When the term "ring of fire" comes in, it already excites most of us. While some of us just want to see it in action, there are a lot of people who would like to capture it. Smartphone cameras have advanced so much that even they can be used to get, if not exceptional, at least a usable shot for social media.
In case you are one of them, here’s what you need to follow in order to get the best shot possible.
Before heading over to the camera app on your phone, you must go through a list of safety measures. These measures are very important to protect yourself from the harmful rays that the Sun will emit during the eclipse.
- Do not look at the sun with your naked eyes. This can result in damage to your eyesight or even bring complete blindness.
- In order to protect your eyes, wear certified solar viewing glasses when viewing the sun before, during and after an eclipse.

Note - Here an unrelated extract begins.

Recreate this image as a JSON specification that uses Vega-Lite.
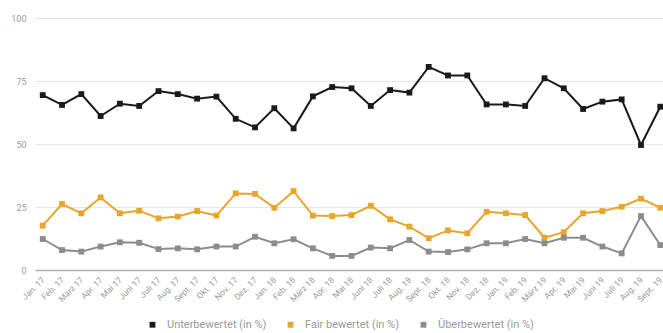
{
  "$schema": "https://vega.github.io/schema/vega-lite/v6.json",
  "autosize": "none",
  "padding": {"left": 35, "top": 18, "right": 0, "bottom": 63},
  "width": 633,
  "height": 252,
  "background": "white",
  "config": {
    "font": "Roboto",
    "view": {"stroke": null}
  },
  "data": {
    "values": [
      {"Monat": "Jan. 17", "Kategorie": "Unterbewertet (in %)", "Wert": 69.4},
      {"Monat": "Feb. 17", "Kategorie": "Unterbewertet (in %)", "Wert": 65.5},
      {"Monat": "März 17", "Kategorie": "Unterbewertet (in %)", "Wert": 69.8},
      {"Monat": "Apr. 17", "Kategorie": "Unterbewertet (in %)", "Wert": 61.1},
      {"Monat": "Mai 17", "Kategorie": "Unterbewertet (in %)", "Wert": 66},
      {"Monat": "Juni 17", "Kategorie": "Unterbewertet (in %)", "Wert": 65.1},
      {"Monat": "Juli 17", "Kategorie": "Unterbewertet (in %)", "Wert": 71},
      {"Monat": "Aug. 17", "Kategorie": "Unterbewertet (in %)", "Wert": 69.8},
      {"Monat": "Sept. 17", "Kategorie": "Unterbewertet (in %)", "Wert": 68},
      {"Monat": "Okt. 17", "Kategorie": "Unterbewertet (in %)", "Wert": 68.8},
      {"Monat": "Nov. 17", "Kategorie": "Unterbewertet (in %)", "Wert": 60},
      {"Monat": "Dez. 17", "Kategorie": "Unterbewertet (in %)", "Wert": 56.6},
      {"Monat": "Jan. 18", "Kategorie": "Unterbewertet (in %)", "Wert": 64.2},
      {"Monat": "Feb. 18", "Kategorie": "Unterbewertet (in %)", "Wert": 56.2},
      {"Monat": "März 18", "Kategorie": "Unterbewertet (in %)", "Wert": 68.9},
      {"Monat": "Apr. 18", "Kategorie": "Unterbewertet (in %)", "Wert": 72.6},
      {"Monat": "Mai 18", "Kategorie": "Unterbewertet (in %)", "Wert": 72.1},
      {"Monat": "Juni 18", "Kategorie": "Unterbewertet (in %)", "Wert": 65.1},
      {"Monat": "Juli 18", "Kategorie": "Unterbewertet (in %)", "Wert": 71.4},
      {"Monat": "Aug. 18", "Kategorie": "Unterbewertet (in %)", "Wert": 70.4},
      {"Monat": "Sept. 18", "Kategorie": "Unterbewertet (in %)", "Wert": 80.6},
      {"Monat": "Okt. 18", "Kategorie": "Unterbewertet (in %)", "Wert": 77.2},
      {"Monat": "Nov. 18", "Kategorie": "Unterbewertet (in %)", "Wert": 77.2},
      {"Monat": "Dez. 18", "Kategorie": "Unterbewertet (in %)", "Wert": 65.7},
      {"Monat": "Jan. 19", "Kategorie": "Unterbewertet (in %)", "Wert": 65.7},
      {"Monat": "Feb. 19", "Kategorie": "Unterbewertet (in %)", "Wert": 65.1},
      {"Monat": "März 19", "Kategorie": "Unterbewertet (in %)", "Wert": 76.1},
      {"Monat": "Apr. 19", "Kategorie": "Unterbewertet (in %)", "Wert": 72.1},
      {"Monat": "Mai 19", "Kategorie": "Unterbewertet (in %)", "Wert": 63.9},
      {"Monat": "Juni 19", "Kategorie": "Unterbewertet (in %)", "Wert": 66.8},
      {"Monat": "Juli 19", "Kategorie": "Unterbewertet (in %)", "Wert": 67.7},
      {"Monat": "Aug. 19", "Kategorie": "Unterbewertet (in %)", "Wert": 49.6},
      {"Monat": "Sept. 19", "Kategorie": "Unterbewertet (in %)", "Wert": 64.8},
      {"Monat": "Jan. 17", "Kategorie": "Fair bewertet (in %)", "Wert": 17.6},
      {"Monat": "Feb. 17", "Kategorie": "Fair bewertet (in %)", "Wert": 26.2},
      {"Monat": "März 17", "Kategorie": "Fair bewertet (in %)", "Wert": 22.5},
      {"Monat": "Apr. 17", "Kategorie": "Fair bewertet (in %)", "Wert": 28.8},
      {"Monat": "Mai 17", "Kategorie": "Fair bewertet (in %)", "Wert": 22.5},
      {"Monat": "Juni 17", "Kategorie": "Fair bewertet (in %)", "Wert": 23.5},
      {"Monat": "Juli 17", "Kategorie": "Fair bewertet (in %)", "Wert": 20.5},
      {"Monat": "Aug. 17", "Kategorie": "Fair bewertet (in %)", "Wert": 21.2},
      {"Monat": "Sept. 17", "Kategorie": "Fair bewertet (in %)", "Wert": 23.4},
      {"Monat": "Okt. 17", "Kategorie": "Fair bewertet (in %)", "Wert": 21.6},
      {"Monat": "Nov. 17", "Kategorie": "Fair bewertet (in %)", "Wert": 30.4},
      {"Monat": "Dez. 17", "Kategorie": "Fair bewertet (in %)", "Wert": 30.2},
      {"Monat": "Jan. 18", "Kategorie": "Fair bewertet (in %)", "Wert": 24.7},
      {"Monat": "Feb. 18", "Kategorie": "Fair bewertet (in %)", "Wert": 31.3},
      {"Monat": "März 18", "Kategorie": "Fair bewertet (in %)", "Wert": 21.6},
      {"Monat": "Apr. 18", "Kategorie": "Fair bewertet (in %)", "Wert": 21.4},
      {"Monat": "Mai 18", "Kategorie": "Fair bewertet (in %)", "Wert": 21.8},
      {"Monat": "Juni 18", "Kategorie": "Fair bewertet (in %)", "Wert": 25.5},
      {"Monat": "Juli 18", "Kategorie": "Fair bewertet (in %)", "Wert": 20.1},
      {"Monat": "Aug. 18", "Kategorie": "Fair bewertet (in %)", "Wert": 17.2},
      {"Monat": "Sept. 18", "Kategorie": "Fair bewertet (in %)", "Wert": 12.6},
      {"Monat": "Okt. 18", "Kategorie": "Fair bewertet (in %)", "Wert": 15.7},
      {"Monat": "Nov. 18", "Kategorie": "Fair bewertet (in %)", "Wert": 14.6},
      {"Monat": "Dez. 18", "Kategorie": "Fair bewertet (in %)", "Wert": 23.1},
      {"Monat": "Jan. 19", "Kategorie": "Fair bewertet (in %)", "Wert": 22.5},
      {"Monat": "Feb. 19", "Kategorie": "Fair bewertet (in %)", "Wert": 21.8},
      {"Monat": "März 19", "Kategorie": "Fair bewertet (in %)", "Wert": 12.8},
      {"Monat": "Apr. 19", "Kategorie": "Fair bewertet (in %)", "Wert": 15},
      {"Monat": "Mai 19", "Kategorie": "Fair bewertet (in %)", "Wert": 22.5},
      {"Monat": "Juni 19", "Kategorie": "Fair bewertet (in %)", "Wert": 23.4},
      {"Monat": "Juli 19", "Kategorie": "Fair bewertet (in %)", "Wert": 25.1},
      {"Monat": "Aug. 19", "Kategorie": "Fair bewertet (in %)", "Wert": 28.3},
      {"Monat": "Sept. 19", "Kategorie": "Fair bewertet (in %)", "Wert": 24.7},
      {"Monat": "Jan. 17", "Kategorie": "Überbewertet (in %)", "Wert": 12.3},
      {"Monat": "Feb. 17", "Kategorie": "Überbewertet (in %)", "Wert": 7.9},
      {"Monat": "März 17", "Kategorie": "Überbewertet (in %)", "Wert": 7.3},
      {"Monat": "Apr. 17", "Kategorie": "Überbewertet (in %)", "Wert": 9.3},
      {"Monat": "Mai 17", "Kategorie": "Überbewertet (in %)", "Wert": 11},
      {"Monat": "Juni 17", "Kategorie": "Überbewertet (in %)", "Wert": 10.8},
      {"Monat": "Juli 17", "Kategorie": "Überbewertet (in %)", "Wert": 8.3},
      {"Monat": "Aug. 17", "Kategorie": "Überbewertet (in %)", "Wert": 8.6},
      {"Monat": "Sept. 17", "Kategorie": "Überbewertet (in %)", "Wert": 8.2},
      {"Monat": "Okt. 17", "Kategorie": "Überbewertet (in %)", "Wert": 9.3},
      {"Monat": "Nov. 17", "Kategorie": "Überbewertet (in %)", "Wert": 9.3},
      {"Monat": "Dez. 17", "Kategorie": "Überbewertet (in %)", "Wert": 13.2},
      {"Monat": "Jan. 18", "Kategorie": "Überbewertet (in %)", "Wert": 10.6},
      {"Monat": "Feb. 18", "Kategorie": "Überbewertet (in %)", "Wert": 12.2},
      {"Monat": "März 18", "Kategorie": "Überbewertet (in %)", "Wert": 8.6},
      {"Monat": "Apr. 18", "Kategorie": "Überbewertet (in %)", "Wert": 5.6},
      {"Monat": "Mai 18", "Kategorie": "Überbewertet (in %)", "Wert": 5.6},
      {"Monat": "Juni 18", "Kategorie": "Überbewertet (in %)", "Wert": 8.9},
      {"Monat": "Juli 18", "Kategorie": "Überbewertet (in %)", "Wert": 8.6},
      {"Monat": "Aug. 18", "Kategorie": "Überbewertet (in %)", "Wert": 11.9},
      {"Monat": "Sept. 18", "Kategorie": "Überbewertet (in %)", "Wert": 7.3},
      {"Monat": "Okt. 18", "Kategorie": "Überbewertet (in %)", "Wert": 7.1},
      {"Monat": "Nov. 18", "Kategorie": "Überbewertet (in %)", "Wert": 8.2},
      {"Monat": "Dez. 18", "Kategorie": "Überbewertet (in %)", "Wert": 10.6},
      {"Monat": "Jan. 19", "Kategorie": "Überbewertet (in %)", "Wert": 10.6},
      {"Monat": "Feb. 19", "Kategorie": "Überbewertet (in %)", "Wert": 12.3},
      {"Monat": "März 19", "Kategorie": "Überbewertet (in %)", "Wert": 10.6},
      {"Monat": "Apr. 19", "Kategorie": "Überbewertet (in %)", "Wert": 12.8},
      {"Monat": "Mai 19", "Kategorie": "Überbewertet (in %)", "Wert": 12.8},
      {"Monat": "Juni 19", "Kategorie": "Überbewertet (in %)", "Wert": 9.3},
      {"Monat": "Juli 19", "Kategorie": "Überbewertet (in %)", "Wert": 6.6},
      {"Monat": "Aug. 19", "Kategorie": "Überbewertet (in %)", "Wert": 21.4},
      {"Monat": "Sept. 19", "Kategorie": "Überbewertet (in %)", "Wert": 9.9}
    ]
  },
  "mark": {
    "type": "line",
    "strokeWidth": 2,
    "point": {"shape": "square", "filled": true, "size": 34}
  },
  "encoding": {
    "x": {
      "field": "Monat",
      "type": "ordinal",
      "sort": null,
      "scale": {"type": "point", "padding": 0.4},
      "axis": {
        "title": null,
        "labelAngle": -45,
        "labelAlign": "right",
        "labelBaseline": "middle",
        "labelFontSize": 8.5,
        "labelColor": "#9a9a9a",
        "labelPadding": 8,
        "ticks": false,
        "domainColor": "#b0b0b0",
        "domainWidth": 1.5,
        "grid": false
      }
    },
    "y": {
      "field": "Wert",
      "type": "quantitative",
      "scale": {"domain": [0, 100]},
      "axis": {
        "title": null,
        "values": [0, 25, 50, 75, 100],
        "labelFontSize": 9,
        "labelColor": "#9a9a9a",
        "labelPadding": 9,
        "ticks": false,
        "domain": false,
        "gridColor": "#e6e6e6"
      }
    },
    "color": {
      "field": "Kategorie",
      "type": "nominal",
      "sort": ["Unterbewertet (in %)", "Fair bewertet (in %)", "Überbewertet (in %)"],
      "scale": {
        "domain": ["Unterbewertet (in %)", "Fair bewertet (in %)", "Überbewertet (in %)"],
        "range": ["#1a1a1a", "#e8a52c", "#8c8c8c"]
      },
      "legend": {
        "title": null,
        "orient": "none",
        "direction": "horizontal",
        "legendX": 112,
        "legendY": 301,
        "symbolType": "square",
        "symbolSize": 34,
        "symbolStrokeWidth": 0,
        "labelFontSize": 11,
        "labelColor": "#9a9a9a",
        "labelOffset": 9,
        "columnPadding": 18
      }
    }
  }
}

- Do not look at the sun through your digital camera’s viewfinder. Instead, look at the display to have a glance at what you are capturing. On smartphones, you are safe since you only have the display to look at.
How to click pictures using your smartphone
- Practice clicking pictures of the moon to get an idea on how your phone’s camera works.
- When clicking pictures using a smartphone, try using a tripod to get the most stability. Also, when you zoom a lot, the image tends to get shaky. To avoid shaky images, a tripod is highly recommended.
- Do not rely on autofocus as most smartphones will not be able to properly focus on the sun. Tap on the object, which is Sun in this case, and your phone should be able to focus better.
- Reduce exposure. Most smartphones allow this by simply sliding your finger downwards. This will reduce the amount of light your camera sensor is taking in and as a result, your phone will be able to capture a much detailed shot.
- Digital Zoom can bring grain to your pictures. In order to avoid this, use DSLR cameras with good zoom capabilities. Alternatively, you can use zoom lens attachments on your phone.
- Try using a timer of at least 5 seconds. Once you tap the shutter button, the 5-second gap will allow your phone to get a more stable shot.